[MATERIAL SHOWN start]
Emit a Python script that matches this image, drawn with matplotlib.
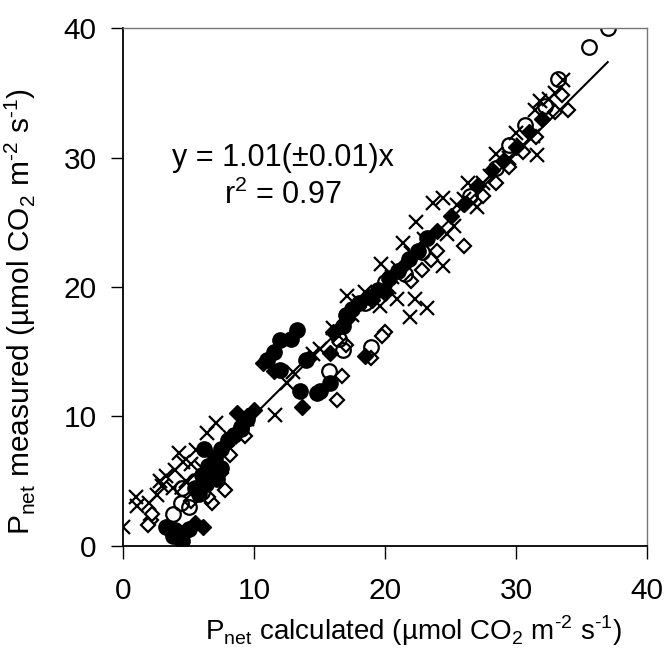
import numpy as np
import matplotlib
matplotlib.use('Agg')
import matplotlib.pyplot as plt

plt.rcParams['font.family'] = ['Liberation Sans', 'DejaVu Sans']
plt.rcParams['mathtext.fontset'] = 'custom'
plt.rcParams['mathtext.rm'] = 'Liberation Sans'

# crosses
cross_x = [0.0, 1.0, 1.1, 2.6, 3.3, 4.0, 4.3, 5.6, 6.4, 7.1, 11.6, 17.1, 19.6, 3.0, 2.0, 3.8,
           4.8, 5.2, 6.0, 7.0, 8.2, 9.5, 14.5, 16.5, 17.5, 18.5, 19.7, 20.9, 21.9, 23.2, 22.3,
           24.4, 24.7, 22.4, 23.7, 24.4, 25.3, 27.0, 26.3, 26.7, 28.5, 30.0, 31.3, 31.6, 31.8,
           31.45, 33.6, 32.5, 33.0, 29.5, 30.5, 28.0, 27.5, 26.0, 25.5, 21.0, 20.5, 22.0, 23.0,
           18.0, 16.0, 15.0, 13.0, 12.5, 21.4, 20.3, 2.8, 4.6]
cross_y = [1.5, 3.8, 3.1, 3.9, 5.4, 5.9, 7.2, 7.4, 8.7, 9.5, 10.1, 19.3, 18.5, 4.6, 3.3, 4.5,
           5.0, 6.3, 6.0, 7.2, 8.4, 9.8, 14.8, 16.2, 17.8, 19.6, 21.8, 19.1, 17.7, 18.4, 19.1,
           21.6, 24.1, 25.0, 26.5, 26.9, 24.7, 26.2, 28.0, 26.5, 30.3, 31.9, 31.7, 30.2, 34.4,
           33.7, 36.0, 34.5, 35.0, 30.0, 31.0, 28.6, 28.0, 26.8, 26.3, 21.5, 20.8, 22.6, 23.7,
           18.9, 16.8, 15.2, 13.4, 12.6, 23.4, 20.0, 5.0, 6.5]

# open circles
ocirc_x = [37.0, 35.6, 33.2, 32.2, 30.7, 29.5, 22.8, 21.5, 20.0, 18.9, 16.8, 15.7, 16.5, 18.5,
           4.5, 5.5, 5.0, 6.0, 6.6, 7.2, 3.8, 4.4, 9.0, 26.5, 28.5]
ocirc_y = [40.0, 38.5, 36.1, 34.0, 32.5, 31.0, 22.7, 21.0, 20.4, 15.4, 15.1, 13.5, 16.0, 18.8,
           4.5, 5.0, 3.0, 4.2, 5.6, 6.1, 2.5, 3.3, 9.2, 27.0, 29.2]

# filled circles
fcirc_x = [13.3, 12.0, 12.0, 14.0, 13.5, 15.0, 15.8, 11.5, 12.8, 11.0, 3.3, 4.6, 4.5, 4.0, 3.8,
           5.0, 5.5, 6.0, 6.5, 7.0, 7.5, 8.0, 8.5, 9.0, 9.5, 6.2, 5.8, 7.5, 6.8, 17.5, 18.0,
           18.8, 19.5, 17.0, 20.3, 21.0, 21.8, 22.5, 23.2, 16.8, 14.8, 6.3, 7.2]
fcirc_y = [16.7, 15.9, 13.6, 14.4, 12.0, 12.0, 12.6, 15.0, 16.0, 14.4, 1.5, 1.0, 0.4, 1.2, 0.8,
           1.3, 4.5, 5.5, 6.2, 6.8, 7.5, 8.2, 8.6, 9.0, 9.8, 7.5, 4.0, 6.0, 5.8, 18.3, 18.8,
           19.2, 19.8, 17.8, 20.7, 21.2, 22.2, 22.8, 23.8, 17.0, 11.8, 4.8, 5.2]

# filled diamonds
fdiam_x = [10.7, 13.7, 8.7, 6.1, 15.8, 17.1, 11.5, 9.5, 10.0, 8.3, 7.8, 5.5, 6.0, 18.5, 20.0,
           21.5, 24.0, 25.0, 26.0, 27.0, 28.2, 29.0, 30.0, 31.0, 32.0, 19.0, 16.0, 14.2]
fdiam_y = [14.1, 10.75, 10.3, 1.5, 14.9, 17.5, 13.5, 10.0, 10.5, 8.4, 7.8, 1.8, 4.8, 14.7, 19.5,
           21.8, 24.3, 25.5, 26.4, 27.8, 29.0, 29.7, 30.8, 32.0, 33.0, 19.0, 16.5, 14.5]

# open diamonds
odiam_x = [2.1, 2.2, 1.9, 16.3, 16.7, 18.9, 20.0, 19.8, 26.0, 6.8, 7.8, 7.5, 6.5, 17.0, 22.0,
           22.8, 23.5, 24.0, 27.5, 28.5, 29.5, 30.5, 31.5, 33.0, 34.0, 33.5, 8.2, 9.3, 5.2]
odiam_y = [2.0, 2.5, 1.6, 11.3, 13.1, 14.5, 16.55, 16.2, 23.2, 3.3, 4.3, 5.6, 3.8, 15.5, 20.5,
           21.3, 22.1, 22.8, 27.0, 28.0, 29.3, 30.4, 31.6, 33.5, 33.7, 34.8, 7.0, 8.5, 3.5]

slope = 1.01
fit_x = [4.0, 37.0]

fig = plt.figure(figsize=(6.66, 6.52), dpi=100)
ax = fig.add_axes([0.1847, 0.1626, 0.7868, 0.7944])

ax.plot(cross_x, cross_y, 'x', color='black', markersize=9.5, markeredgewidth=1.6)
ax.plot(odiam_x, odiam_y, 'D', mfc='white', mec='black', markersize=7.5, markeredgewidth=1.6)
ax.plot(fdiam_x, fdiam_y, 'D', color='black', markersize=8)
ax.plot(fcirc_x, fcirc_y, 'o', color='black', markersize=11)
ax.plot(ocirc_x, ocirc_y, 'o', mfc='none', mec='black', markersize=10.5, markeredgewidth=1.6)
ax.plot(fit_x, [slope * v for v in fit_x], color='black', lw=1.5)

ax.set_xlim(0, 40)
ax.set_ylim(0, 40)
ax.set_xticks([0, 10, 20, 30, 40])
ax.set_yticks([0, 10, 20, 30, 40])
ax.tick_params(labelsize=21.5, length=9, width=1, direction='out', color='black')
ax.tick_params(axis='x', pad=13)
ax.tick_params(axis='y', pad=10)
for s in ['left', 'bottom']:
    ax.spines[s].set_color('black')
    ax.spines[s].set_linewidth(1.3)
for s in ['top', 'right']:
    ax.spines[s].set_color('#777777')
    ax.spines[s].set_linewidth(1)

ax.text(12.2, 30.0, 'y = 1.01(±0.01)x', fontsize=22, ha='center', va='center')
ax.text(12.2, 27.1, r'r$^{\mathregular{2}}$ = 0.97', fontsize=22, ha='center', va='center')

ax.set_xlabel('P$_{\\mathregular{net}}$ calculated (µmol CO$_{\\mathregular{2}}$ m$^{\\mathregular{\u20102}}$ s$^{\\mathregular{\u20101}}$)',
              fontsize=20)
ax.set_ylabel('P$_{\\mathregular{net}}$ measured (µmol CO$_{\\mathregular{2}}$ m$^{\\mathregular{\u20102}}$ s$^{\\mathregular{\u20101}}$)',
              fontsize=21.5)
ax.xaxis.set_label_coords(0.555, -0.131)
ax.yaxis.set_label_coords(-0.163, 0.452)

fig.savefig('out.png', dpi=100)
[MATERIAL SHOWN end]
[MATERIAL SHOWN start]
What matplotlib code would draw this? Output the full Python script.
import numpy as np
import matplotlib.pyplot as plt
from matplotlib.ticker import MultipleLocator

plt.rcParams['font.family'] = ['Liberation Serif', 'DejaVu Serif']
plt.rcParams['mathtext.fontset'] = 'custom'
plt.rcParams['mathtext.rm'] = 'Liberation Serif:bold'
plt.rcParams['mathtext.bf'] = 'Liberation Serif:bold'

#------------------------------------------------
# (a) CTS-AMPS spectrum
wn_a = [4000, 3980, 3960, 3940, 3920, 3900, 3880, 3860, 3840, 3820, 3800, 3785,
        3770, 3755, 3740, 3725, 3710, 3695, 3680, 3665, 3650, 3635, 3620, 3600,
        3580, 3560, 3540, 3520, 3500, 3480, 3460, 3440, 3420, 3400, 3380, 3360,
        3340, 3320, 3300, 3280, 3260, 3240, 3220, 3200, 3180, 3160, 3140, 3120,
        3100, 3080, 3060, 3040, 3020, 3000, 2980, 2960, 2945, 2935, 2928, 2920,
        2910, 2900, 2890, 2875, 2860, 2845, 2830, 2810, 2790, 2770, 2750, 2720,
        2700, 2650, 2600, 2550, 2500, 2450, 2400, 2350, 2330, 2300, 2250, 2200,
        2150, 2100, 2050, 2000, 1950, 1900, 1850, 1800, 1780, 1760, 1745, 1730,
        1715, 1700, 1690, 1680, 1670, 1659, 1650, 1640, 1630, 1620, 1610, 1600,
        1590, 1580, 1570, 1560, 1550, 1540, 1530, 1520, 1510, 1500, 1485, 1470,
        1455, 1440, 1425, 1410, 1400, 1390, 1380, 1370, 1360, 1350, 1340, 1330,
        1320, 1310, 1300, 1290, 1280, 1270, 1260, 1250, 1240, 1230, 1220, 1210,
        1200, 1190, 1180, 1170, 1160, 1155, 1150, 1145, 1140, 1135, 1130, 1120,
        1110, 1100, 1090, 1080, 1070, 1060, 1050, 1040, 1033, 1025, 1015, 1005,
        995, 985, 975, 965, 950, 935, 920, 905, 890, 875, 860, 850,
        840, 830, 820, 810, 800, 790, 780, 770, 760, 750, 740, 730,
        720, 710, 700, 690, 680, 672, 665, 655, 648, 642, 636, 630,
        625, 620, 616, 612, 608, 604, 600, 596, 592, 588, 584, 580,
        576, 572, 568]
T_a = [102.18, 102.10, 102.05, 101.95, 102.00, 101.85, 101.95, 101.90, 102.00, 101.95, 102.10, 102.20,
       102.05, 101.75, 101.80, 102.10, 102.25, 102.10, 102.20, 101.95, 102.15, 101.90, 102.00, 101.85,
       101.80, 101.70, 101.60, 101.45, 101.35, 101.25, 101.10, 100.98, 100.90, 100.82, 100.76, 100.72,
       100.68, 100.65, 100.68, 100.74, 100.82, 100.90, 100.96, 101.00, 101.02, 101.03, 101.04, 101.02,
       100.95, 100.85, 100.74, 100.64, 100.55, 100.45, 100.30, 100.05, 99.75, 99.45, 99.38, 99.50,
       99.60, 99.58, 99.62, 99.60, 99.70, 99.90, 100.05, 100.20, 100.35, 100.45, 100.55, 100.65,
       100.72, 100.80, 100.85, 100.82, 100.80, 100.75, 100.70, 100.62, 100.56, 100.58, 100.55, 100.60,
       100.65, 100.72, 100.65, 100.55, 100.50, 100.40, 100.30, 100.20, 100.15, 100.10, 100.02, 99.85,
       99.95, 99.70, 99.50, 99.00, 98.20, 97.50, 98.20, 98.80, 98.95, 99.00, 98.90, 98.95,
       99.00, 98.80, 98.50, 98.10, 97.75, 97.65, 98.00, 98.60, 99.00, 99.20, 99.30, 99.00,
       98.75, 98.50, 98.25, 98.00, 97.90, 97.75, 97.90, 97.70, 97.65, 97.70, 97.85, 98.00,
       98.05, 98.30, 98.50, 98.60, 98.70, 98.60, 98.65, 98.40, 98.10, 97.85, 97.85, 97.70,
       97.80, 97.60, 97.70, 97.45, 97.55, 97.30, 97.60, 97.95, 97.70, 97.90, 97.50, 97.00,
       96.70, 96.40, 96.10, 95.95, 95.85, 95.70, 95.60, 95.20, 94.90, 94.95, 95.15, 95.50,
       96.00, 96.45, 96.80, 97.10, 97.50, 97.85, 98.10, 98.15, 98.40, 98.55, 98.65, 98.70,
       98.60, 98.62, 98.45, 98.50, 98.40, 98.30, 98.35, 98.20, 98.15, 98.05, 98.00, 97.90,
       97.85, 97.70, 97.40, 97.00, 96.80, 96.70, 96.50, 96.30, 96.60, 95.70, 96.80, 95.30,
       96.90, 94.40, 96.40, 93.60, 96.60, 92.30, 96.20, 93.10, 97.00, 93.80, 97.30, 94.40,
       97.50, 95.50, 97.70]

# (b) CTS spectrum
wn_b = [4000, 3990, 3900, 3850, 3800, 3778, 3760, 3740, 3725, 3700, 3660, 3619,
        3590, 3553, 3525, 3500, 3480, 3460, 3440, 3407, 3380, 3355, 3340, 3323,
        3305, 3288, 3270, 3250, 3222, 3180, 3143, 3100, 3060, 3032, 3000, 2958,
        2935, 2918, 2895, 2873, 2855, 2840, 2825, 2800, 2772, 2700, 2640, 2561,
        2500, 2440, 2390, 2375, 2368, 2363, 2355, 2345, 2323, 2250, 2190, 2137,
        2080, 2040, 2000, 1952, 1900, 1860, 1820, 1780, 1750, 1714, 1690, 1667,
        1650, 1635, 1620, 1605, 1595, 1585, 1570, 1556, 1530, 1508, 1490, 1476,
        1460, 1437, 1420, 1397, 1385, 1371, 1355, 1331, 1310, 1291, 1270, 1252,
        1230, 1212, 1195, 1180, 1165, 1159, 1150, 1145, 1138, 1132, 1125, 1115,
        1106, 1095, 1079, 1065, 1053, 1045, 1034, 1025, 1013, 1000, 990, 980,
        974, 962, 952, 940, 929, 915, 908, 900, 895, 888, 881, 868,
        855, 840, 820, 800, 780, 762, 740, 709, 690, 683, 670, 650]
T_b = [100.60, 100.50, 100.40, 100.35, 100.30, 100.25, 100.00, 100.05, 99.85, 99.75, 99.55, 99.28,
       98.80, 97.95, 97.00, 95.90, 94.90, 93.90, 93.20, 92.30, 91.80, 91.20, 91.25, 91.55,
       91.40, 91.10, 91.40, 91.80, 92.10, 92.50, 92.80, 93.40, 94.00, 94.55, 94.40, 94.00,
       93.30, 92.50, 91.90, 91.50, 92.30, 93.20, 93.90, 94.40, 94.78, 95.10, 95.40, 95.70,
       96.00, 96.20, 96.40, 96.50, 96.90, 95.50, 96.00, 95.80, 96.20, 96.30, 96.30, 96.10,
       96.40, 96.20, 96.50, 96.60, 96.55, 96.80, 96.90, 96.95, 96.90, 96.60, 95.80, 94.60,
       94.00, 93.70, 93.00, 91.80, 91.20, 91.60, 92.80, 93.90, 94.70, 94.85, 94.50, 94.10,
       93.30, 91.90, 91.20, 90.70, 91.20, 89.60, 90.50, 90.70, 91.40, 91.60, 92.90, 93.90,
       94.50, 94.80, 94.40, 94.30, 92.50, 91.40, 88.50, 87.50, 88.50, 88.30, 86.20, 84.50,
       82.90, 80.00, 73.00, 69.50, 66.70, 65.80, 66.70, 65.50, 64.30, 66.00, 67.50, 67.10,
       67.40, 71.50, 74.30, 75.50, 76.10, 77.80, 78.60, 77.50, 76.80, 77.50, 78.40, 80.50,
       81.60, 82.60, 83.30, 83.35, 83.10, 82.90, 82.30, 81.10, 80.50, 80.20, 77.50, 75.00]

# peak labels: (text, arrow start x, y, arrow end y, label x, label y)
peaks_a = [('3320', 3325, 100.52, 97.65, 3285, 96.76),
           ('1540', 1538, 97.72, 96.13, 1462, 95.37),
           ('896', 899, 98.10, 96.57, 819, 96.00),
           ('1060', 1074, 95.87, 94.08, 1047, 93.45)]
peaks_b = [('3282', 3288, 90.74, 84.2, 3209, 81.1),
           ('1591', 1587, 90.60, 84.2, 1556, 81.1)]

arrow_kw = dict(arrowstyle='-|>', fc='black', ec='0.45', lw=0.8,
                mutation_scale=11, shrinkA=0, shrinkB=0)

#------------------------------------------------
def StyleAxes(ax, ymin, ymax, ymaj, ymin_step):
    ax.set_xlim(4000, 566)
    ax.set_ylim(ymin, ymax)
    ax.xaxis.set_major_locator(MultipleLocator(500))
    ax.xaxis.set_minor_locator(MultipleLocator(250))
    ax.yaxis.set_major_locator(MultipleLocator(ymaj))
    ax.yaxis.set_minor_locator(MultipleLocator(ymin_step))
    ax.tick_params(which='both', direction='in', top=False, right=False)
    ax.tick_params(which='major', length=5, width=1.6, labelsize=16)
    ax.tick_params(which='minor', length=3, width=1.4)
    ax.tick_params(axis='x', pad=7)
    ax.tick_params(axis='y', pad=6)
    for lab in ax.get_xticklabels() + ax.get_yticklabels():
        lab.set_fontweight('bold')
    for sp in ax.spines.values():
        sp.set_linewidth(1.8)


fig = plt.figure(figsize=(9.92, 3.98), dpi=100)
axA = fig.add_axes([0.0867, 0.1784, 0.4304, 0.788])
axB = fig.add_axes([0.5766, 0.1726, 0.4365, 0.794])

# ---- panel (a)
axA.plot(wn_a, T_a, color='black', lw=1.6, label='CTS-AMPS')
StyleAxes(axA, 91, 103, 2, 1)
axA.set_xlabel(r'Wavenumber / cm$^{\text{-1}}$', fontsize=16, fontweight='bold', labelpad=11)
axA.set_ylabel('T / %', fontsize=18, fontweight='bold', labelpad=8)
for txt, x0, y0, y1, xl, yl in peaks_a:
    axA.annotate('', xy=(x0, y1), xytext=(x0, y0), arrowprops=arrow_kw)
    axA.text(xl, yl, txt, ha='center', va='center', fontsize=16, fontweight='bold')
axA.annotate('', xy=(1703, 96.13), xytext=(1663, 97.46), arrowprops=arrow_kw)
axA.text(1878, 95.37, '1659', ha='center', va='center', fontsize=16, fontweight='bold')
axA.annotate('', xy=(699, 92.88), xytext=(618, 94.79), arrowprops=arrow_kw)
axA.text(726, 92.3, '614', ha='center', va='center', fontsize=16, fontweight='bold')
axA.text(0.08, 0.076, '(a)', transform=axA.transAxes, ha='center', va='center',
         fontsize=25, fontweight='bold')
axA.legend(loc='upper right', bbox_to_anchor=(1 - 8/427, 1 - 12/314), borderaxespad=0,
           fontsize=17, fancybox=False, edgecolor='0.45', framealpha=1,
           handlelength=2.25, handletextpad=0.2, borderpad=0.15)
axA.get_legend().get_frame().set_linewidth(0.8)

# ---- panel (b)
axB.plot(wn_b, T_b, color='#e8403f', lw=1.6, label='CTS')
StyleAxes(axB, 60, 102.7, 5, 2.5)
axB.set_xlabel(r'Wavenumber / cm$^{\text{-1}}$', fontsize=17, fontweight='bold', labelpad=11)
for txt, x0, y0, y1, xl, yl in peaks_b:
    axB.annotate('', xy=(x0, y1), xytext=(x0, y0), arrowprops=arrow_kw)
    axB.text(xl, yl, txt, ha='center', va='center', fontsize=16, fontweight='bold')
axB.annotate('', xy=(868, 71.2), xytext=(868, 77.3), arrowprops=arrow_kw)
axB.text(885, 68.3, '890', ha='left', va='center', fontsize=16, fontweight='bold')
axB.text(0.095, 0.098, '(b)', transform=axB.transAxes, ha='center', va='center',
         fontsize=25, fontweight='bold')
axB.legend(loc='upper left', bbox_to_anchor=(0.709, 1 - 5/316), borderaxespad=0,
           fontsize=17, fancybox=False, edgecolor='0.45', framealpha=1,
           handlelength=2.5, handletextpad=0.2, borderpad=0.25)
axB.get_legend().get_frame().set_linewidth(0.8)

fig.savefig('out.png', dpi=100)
[MATERIAL SHOWN end]
WHAT TO WORK ON » Copy the listing above exactly, but only from the line with "Emit a Python" through the line with "11.8, 4.8, 5.2]", including those two lines and excluding any picture.

FINAL RESULT »
Emit a Python script that matches this image, drawn with matplotlib.
import numpy as np
import matplotlib
matplotlib.use('Agg')
import matplotlib.pyplot as plt

plt.rcParams['font.family'] = ['Liberation Sans', 'DejaVu Sans']
plt.rcParams['mathtext.fontset'] = 'custom'
plt.rcParams['mathtext.rm'] = 'Liberation Sans'

# crosses
cross_x = [0.0, 1.0, 1.1, 2.6, 3.3, 4.0, 4.3, 5.6, 6.4, 7.1, 11.6, 17.1, 19.6, 3.0, 2.0, 3.8,
           4.8, 5.2, 6.0, 7.0, 8.2, 9.5, 14.5, 16.5, 17.5, 18.5, 19.7, 20.9, 21.9, 23.2, 22.3,
           24.4, 24.7, 22.4, 23.7, 24.4, 25.3, 27.0, 26.3, 26.7, 28.5, 30.0, 31.3, 31.6, 31.8,
           31.45, 33.6, 32.5, 33.0, 29.5, 30.5, 28.0, 27.5, 26.0, 25.5, 21.0, 20.5, 22.0, 23.0,
           18.0, 16.0, 15.0, 13.0, 12.5, 21.4, 20.3, 2.8, 4.6]
cross_y = [1.5, 3.8, 3.1, 3.9, 5.4, 5.9, 7.2, 7.4, 8.7, 9.5, 10.1, 19.3, 18.5, 4.6, 3.3, 4.5,
           5.0, 6.3, 6.0, 7.2, 8.4, 9.8, 14.8, 16.2, 17.8, 19.6, 21.8, 19.1, 17.7, 18.4, 19.1,
           21.6, 24.1, 25.0, 26.5, 26.9, 24.7, 26.2, 28.0, 26.5, 30.3, 31.9, 31.7, 30.2, 34.4,
           33.7, 36.0, 34.5, 35.0, 30.0, 31.0, 28.6, 28.0, 26.8, 26.3, 21.5, 20.8, 22.6, 23.7,
           18.9, 16.8, 15.2, 13.4, 12.6, 23.4, 20.0, 5.0, 6.5]

# open circles
ocirc_x = [37.0, 35.6, 33.2, 32.2, 30.7, 29.5, 22.8, 21.5, 20.0, 18.9, 16.8, 15.7, 16.5, 18.5,
           4.5, 5.5, 5.0, 6.0, 6.6, 7.2, 3.8, 4.4, 9.0, 26.5, 28.5]
ocirc_y = [40.0, 38.5, 36.1, 34.0, 32.5, 31.0, 22.7, 21.0, 20.4, 15.4, 15.1, 13.5, 16.0, 18.8,
           4.5, 5.0, 3.0, 4.2, 5.6, 6.1, 2.5, 3.3, 9.2, 27.0, 29.2]

# filled circles
fcirc_x = [13.3, 12.0, 12.0, 14.0, 13.5, 15.0, 15.8, 11.5, 12.8, 11.0, 3.3, 4.6, 4.5, 4.0, 3.8,
           5.0, 5.5, 6.0, 6.5, 7.0, 7.5, 8.0, 8.5, 9.0, 9.5, 6.2, 5.8, 7.5, 6.8, 17.5, 18.0,
           18.8, 19.5, 17.0, 20.3, 21.0, 21.8, 22.5, 23.2, 16.8, 14.8, 6.3, 7.2]
fcirc_y = [16.7, 15.9, 13.6, 14.4, 12.0, 12.0, 12.6, 15.0, 16.0, 14.4, 1.5, 1.0, 0.4, 1.2, 0.8,
           1.3, 4.5, 5.5, 6.2, 6.8, 7.5, 8.2, 8.6, 9.0, 9.8, 7.5, 4.0, 6.0, 5.8, 18.3, 18.8,
           19.2, 19.8, 17.8, 20.7, 21.2, 22.2, 22.8, 23.8, 17.0, 11.8, 4.8, 5.2]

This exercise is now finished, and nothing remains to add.